MEPs also approved an EU-Canada Strategic Partnership Agreement (SPA) covering non-trade issues such as foreign and security policy, counter-terrorism, fighting organised crime, sustainable development, research and culture. That vote passed by a larger margin, 506-142, with 43 abstentions.

Advocates said they wanted to show solidarity with Canada in the face of aggressive trade threats and rising protectionism in the United States.

Failing to pass CETA was seen as potentially devastating to the future of the EU's trade policy overall at a time when the trading bloc is already facing difficulties like the pending exit of the United Kingdom.

Champagne watched the vote along with a Canadian delegation that included former Quebec premier Jean Charest, a champion of the deal going back to the start of negotiations in 2009.

Champagne called CETA "the right deal at the right time."

Provisional application later this spring

The House of Commons passed C-30, Canada's implementation legislation, at third reading Tuesday.

Both Liberals and Conservatives — who were in power when the deal was negotiated — supported it. The NDP, Bloc Québécois and Green Party Leader Elizabeth May voted against.

"These trade deals, for the past several decades, have actually been reducing wages and working conditions for Canadian workers," NDP Leader Tom Mulcair said Wednesday. "We're always being told that they're great things, that they're going to bring lots of jobs ... I want [Trudeau] to start giving numbers."

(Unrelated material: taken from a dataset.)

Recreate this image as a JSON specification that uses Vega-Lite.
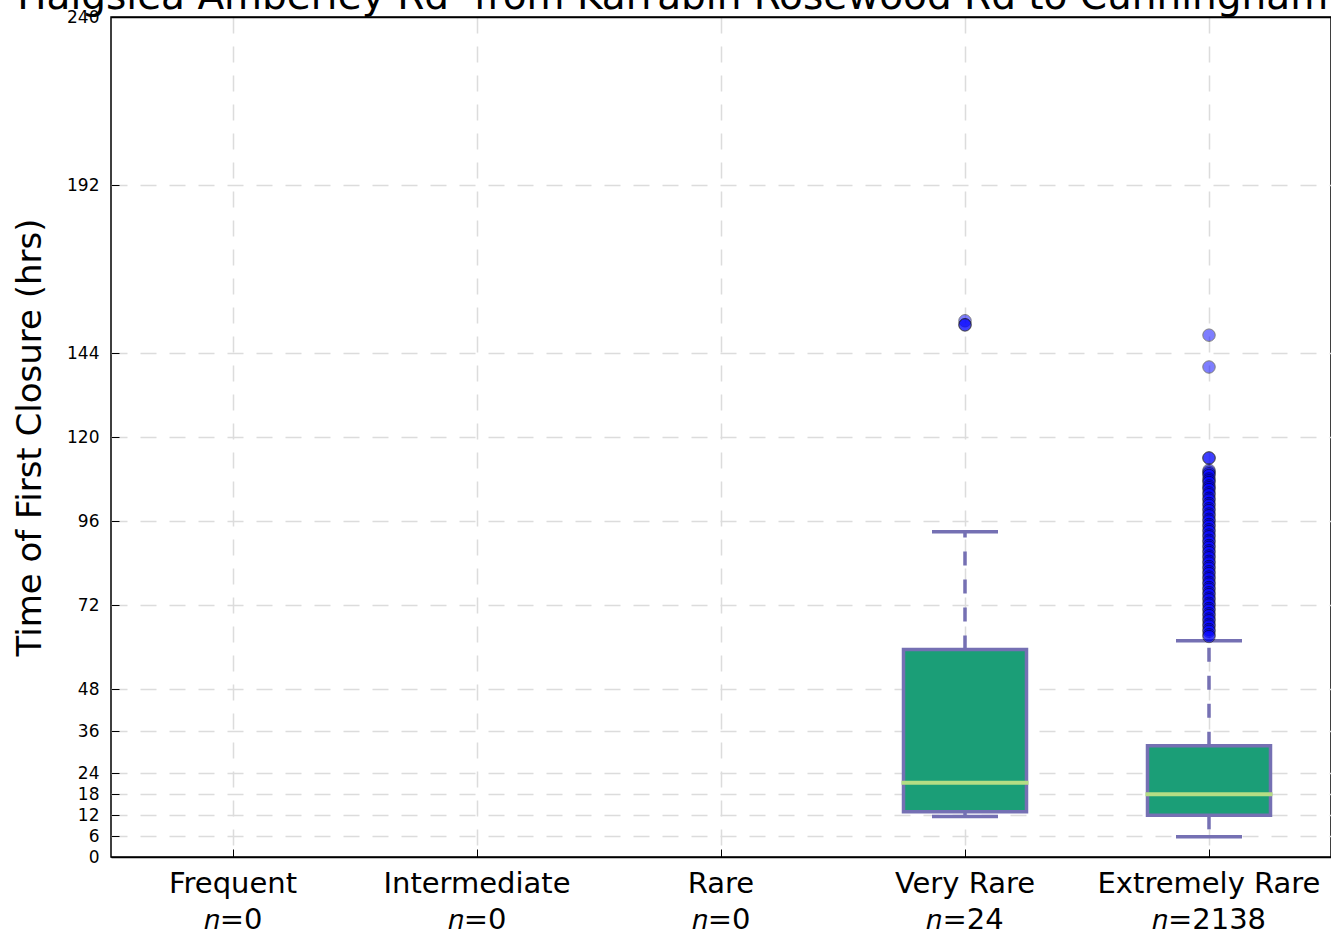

Demonstrators continued to protest the Canada-EU trade agreement in Strasbourg on Wednesday. Civil society groups and trade unions across Europe have pressured politicians to amend or reject the deal. (Vincent Kessler/Reuters)

Once C-30 clears the Senate, federal laws and regulations will change to bring Canada into compliance. 

Similar changes need to be made at the provincial and territorial level as well.

Once Canada finishes this, over 90 per cent of the agreement may come into force provisionally. A release from the EU suggested this could be the case as early as April 1.

Full implementation requires votes in national and regional parliaments across the EU.

The agreement's investor court provisions, which give corporations the ability to sue when government decisions harm business interests, remain controversial.

This part of the agreement was already rewritten once last year to overcome opposition, and further amendments are possible before individual countries' ratification votes proceed.

Trudeau is on his way to Strasbourg now to speak to the European Parliament on Thursday, trying to keep the momentum of this vote going and rally more enthusiasm for the deal's advantages.